At appointed times, store managers called in orders for the next day. Head recorded their needs, making certain he pressed the pencils hard to give clear numbers on back copies. His tutor watched carefully to prevent store managers from ordering things that would be unavailable. The produce manager remained close at hand to protect the novice from making mistakes that would cause chaos in the next morning’s routines.
Following his morning scribe class, he would join his grandfather, great uncle, and father in a dark blue Cadillac for lunch at his favorite place, Ollie’s for barbeque and cherry pie, or at their favorite, Miss Bibb’s for vegetables and rice pudding. No one objected when he departed before all thirty-five produce orders had come in.
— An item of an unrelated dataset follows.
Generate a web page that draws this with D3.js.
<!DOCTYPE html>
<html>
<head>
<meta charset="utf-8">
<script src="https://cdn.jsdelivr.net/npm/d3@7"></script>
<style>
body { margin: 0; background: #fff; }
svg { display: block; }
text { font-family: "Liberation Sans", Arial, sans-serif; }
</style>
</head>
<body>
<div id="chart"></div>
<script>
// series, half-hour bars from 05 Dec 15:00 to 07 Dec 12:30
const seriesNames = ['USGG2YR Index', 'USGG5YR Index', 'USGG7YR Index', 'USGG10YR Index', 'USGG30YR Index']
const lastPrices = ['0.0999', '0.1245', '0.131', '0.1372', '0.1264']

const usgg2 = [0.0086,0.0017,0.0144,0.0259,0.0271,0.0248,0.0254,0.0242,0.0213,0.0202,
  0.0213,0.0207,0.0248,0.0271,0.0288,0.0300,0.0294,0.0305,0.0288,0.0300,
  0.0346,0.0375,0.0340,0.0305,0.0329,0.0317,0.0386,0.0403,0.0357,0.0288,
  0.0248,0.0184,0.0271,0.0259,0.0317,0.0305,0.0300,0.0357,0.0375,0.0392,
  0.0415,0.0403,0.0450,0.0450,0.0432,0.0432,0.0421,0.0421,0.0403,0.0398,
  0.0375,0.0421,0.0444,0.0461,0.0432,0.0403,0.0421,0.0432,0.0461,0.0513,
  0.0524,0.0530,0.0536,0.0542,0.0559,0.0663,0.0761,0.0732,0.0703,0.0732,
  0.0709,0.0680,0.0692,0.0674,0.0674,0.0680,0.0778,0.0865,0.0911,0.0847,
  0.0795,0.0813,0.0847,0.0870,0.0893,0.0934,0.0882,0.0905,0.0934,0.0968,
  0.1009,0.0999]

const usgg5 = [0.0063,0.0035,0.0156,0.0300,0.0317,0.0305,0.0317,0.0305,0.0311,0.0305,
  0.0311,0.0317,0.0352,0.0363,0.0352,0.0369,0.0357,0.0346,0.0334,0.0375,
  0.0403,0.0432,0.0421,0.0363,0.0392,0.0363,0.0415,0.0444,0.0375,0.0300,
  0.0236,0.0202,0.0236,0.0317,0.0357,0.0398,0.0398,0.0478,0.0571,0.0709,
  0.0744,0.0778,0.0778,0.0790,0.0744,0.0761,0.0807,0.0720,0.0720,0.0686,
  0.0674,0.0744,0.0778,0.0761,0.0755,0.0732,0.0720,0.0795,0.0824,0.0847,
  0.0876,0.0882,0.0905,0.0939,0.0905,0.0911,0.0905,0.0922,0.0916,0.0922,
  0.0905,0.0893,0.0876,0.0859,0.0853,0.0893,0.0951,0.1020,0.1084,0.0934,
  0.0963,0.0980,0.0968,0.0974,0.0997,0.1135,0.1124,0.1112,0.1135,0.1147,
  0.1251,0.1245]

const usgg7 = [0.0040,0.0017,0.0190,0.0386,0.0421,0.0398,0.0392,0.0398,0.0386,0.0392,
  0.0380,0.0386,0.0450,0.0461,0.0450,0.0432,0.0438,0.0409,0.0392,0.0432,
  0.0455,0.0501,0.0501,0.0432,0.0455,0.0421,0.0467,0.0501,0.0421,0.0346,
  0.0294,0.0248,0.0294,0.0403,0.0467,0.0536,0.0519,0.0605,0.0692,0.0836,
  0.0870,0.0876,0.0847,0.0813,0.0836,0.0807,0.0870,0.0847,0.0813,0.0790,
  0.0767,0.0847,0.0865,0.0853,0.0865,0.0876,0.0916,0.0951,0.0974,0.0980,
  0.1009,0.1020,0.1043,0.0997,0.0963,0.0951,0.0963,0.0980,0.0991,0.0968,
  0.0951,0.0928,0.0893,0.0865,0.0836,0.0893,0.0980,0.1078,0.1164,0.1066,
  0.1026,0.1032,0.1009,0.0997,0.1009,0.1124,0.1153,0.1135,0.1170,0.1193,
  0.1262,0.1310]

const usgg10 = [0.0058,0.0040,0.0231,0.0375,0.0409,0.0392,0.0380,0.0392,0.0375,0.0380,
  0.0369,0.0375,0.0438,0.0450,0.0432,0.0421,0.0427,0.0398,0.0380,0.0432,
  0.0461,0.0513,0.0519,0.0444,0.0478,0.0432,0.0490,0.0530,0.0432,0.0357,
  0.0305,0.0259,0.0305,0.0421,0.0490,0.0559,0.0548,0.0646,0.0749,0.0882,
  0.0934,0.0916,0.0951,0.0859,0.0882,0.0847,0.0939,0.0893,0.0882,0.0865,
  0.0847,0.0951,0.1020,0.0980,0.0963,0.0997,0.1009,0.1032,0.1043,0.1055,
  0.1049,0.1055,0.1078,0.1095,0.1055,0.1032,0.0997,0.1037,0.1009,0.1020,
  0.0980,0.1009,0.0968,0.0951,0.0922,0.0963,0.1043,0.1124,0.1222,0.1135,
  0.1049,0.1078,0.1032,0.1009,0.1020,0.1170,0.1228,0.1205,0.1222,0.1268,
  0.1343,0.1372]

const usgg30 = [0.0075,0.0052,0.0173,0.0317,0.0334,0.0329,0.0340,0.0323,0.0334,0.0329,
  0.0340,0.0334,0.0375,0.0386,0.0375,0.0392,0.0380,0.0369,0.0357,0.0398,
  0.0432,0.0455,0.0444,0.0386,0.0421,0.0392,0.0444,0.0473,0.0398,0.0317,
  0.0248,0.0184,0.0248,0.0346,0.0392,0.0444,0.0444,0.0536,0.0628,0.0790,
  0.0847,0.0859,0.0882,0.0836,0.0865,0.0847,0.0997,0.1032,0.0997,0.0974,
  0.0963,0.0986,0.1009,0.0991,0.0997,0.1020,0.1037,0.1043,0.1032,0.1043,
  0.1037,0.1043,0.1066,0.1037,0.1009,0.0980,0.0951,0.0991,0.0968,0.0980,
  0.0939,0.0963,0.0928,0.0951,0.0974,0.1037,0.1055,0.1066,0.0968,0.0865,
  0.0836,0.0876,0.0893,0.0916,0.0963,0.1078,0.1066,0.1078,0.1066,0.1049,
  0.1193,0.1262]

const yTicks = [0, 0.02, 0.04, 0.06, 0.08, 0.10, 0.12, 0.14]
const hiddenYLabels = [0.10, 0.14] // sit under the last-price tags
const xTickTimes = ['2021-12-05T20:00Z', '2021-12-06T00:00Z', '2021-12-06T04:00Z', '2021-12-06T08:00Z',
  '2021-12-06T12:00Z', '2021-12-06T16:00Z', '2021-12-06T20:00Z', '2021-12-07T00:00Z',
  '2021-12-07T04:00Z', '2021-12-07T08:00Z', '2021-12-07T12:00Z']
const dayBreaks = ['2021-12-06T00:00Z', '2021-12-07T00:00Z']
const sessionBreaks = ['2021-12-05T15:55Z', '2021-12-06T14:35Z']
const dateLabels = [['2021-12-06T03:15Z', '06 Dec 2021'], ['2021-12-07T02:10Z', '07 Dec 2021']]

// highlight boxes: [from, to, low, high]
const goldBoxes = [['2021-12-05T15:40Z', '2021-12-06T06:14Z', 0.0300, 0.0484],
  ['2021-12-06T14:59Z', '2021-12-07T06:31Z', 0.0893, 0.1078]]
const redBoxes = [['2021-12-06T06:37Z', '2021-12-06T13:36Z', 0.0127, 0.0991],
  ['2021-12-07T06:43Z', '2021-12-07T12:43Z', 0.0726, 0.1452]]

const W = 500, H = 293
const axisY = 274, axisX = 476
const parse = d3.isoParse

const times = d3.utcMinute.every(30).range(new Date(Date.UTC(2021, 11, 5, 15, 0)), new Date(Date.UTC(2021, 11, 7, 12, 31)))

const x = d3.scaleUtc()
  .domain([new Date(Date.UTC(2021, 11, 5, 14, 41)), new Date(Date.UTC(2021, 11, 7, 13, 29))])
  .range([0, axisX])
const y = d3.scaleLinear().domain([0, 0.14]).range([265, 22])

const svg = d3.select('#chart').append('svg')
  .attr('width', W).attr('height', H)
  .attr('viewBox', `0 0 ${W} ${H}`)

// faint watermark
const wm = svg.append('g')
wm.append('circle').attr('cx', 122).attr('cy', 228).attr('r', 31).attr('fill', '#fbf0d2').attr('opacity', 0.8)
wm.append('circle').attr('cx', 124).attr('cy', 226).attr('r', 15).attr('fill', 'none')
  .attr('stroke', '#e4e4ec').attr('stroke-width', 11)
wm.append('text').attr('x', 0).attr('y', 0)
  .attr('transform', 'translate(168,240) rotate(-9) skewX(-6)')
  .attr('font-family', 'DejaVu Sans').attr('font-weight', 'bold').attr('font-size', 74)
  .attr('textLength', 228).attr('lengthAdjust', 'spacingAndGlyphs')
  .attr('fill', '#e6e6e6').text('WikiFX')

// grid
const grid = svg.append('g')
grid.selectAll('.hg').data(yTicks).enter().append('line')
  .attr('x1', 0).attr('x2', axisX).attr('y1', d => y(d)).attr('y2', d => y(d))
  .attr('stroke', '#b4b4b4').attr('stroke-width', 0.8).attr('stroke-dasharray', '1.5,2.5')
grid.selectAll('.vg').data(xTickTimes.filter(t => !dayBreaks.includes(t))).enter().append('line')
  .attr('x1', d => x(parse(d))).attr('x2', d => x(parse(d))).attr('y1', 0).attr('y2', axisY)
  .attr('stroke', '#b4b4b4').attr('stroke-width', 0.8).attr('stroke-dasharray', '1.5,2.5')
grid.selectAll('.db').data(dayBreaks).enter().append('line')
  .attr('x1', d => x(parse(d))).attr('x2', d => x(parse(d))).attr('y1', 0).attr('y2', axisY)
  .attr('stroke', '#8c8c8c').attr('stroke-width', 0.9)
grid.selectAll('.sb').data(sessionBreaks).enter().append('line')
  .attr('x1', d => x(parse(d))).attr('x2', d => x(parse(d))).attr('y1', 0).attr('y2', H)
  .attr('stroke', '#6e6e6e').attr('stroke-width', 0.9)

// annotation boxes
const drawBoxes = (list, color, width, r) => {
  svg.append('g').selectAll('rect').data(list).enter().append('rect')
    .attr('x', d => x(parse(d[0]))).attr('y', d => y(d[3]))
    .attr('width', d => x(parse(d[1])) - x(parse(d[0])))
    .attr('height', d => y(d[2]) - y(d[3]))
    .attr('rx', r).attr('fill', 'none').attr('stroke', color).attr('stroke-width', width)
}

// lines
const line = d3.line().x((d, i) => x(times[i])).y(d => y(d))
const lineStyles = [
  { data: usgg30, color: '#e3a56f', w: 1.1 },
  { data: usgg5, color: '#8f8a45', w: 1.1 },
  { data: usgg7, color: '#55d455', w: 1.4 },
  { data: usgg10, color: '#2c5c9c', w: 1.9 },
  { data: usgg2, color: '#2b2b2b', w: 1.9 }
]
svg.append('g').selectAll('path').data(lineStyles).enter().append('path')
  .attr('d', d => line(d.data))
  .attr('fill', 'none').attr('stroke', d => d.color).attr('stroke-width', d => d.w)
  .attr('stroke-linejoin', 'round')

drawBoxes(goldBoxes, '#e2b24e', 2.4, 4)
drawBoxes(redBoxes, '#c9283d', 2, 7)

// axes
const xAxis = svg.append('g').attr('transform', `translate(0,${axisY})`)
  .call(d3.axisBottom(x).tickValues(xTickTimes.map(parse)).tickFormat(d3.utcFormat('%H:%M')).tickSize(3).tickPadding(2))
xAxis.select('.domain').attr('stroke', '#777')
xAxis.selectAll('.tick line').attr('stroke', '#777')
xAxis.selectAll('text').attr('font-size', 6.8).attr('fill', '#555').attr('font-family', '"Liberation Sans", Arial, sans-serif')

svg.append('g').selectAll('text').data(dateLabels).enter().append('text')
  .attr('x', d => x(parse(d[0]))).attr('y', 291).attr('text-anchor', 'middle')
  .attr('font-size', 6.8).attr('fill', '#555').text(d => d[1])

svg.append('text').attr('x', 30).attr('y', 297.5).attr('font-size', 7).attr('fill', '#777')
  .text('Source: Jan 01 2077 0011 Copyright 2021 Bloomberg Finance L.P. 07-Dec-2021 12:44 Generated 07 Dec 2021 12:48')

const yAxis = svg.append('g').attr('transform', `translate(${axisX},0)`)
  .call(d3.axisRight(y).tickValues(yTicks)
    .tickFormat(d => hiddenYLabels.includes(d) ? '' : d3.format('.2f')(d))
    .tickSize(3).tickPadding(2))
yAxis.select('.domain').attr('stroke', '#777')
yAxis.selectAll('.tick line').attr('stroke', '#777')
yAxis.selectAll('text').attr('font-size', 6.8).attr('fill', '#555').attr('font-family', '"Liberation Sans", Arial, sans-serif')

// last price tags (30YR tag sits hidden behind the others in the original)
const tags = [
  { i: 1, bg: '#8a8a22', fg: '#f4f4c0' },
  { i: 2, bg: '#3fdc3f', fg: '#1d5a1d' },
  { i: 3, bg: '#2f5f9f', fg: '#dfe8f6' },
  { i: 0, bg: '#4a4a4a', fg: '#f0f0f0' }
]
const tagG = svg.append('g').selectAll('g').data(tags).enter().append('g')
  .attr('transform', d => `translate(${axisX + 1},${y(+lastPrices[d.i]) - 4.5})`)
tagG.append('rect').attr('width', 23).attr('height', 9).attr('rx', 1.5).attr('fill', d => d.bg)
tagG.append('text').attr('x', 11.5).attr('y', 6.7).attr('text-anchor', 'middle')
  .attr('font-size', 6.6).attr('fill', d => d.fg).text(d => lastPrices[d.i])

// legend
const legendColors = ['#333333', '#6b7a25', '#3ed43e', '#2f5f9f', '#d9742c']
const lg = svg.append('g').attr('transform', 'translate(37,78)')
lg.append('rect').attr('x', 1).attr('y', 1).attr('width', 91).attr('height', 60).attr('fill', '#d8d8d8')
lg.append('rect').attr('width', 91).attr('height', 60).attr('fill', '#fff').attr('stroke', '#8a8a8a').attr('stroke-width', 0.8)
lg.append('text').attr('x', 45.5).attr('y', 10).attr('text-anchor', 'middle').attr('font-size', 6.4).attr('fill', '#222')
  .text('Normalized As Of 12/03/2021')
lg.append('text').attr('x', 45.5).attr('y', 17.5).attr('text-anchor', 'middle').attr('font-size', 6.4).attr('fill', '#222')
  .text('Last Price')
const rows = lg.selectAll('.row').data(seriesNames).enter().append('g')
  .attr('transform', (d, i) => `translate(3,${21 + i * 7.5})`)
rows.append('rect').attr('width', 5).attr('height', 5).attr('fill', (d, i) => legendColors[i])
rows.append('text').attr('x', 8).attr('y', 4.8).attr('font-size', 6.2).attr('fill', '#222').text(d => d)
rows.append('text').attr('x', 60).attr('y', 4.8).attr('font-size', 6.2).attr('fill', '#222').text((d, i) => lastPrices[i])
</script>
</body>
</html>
In the afternoon, approved truck farmers would bring in the fruits and vegetables they had picked that morning. A Hill Grocery man had to confirm the quality and that duty fell upon the trainee. He would crawl into the front of a truck filled with watermelons, burrow down towards the bottom – that’s where they would hide the bad ones – pull out a likely sample, cut it open, and eat it. It was the only way to tell if the goods were acceptable. He had to repeat the ordeal with farmers bringing cantaloupes, honey dew melons, peaches, sweet potatoes, and all kinds of berries. He prided himself on how well he performed.
His grandfather and great uncle sold Hill Grocery to Winn Dixie in late July of that summer. Head was unceremoniously laid off without severance. He had lost the best job he would ever hold.